The university pays the total substation bill set up on the campus, which ultimately leads to an extraordinary increase in the utility charges. Moreover, the huge payment made to the KESC every year can be attributed to the fact that the campus is charged mostly under commercial rates instead of domestic rates, added a source, saying that it needed to be checked immediately.

Last year the KU spent about Rs88.500 million on account of utilities, excluding telephones, while is expecting the bills to swell up further and cost Rs90 million, which will include the payment against water (Rs15 millions) and gas (Rs15 million) and electricity Rs60 million, in the ensuing financial year.

In view of the interrupted supply and increasing power bills, the university has decided to establish own power generation system which would be a part of the projects being placed before the federal government for financing under academic reconstruction through infrastructural development programme, said another source.

The university is working for setting up about six gas-fired generators of different capacities at a total cost of Rs110 million, it was learnt.

At present the Karachi University gets a bulk supply of four to five megawatts through six feeders of the KESC. Problem of uncalled for power billing criteria in the case of university is a long felt issue, but it seems that university authorities were failing to take up the things properly, said a teacher.

The syndicate of the university, which had met with the then vice-chancellor, Dr Zafar Saied Saify, in the chair in 2003, had also formed a committee, headed by MPA Faisal Sabzwari, a member of the KU syndicate as well, to suggest measures for streamlining electricity usage on the campus.

The committee was supposed to move the government for the provision of electricity to the campus under domestic tariff and not under commercial rates, recalled a syndicate member, saying that no development could be seen.

Similar resolutions were inked after at the 13th and 14th meetings of the KU senate.
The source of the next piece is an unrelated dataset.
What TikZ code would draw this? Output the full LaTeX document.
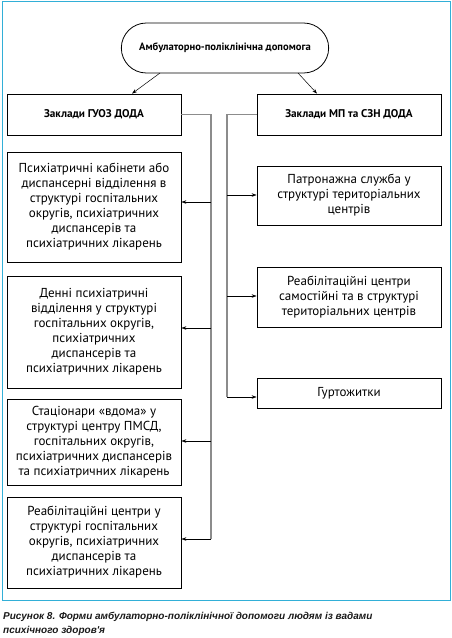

During the last meeting of the senate held in December, 2003, the chancellor of the university, Sindh Governor Dr Ishratul Ibad, had also formed a four-member committee to negotiate with the KESC for introduction of concessionary power tariff.

When contacted, the convener of the senate committee on power, Dr Suhail Barkati, said that though the university’s engineering department had been discussing the tariff problem with the KESC, I personally feel that things can be sorted out only when the chancellor or some senior ministers showed personal interest or extended their all out support to the university, he added.

In the meantime, after a gap of about one and a half year, the KU senate is meeting on May 17, with the Sindh governor in the chair, to consider the budgets of the university, where it is likely that the increasing amount of the utility bills will also come under discussion, with special reference to follow up actions, said a member of the senate.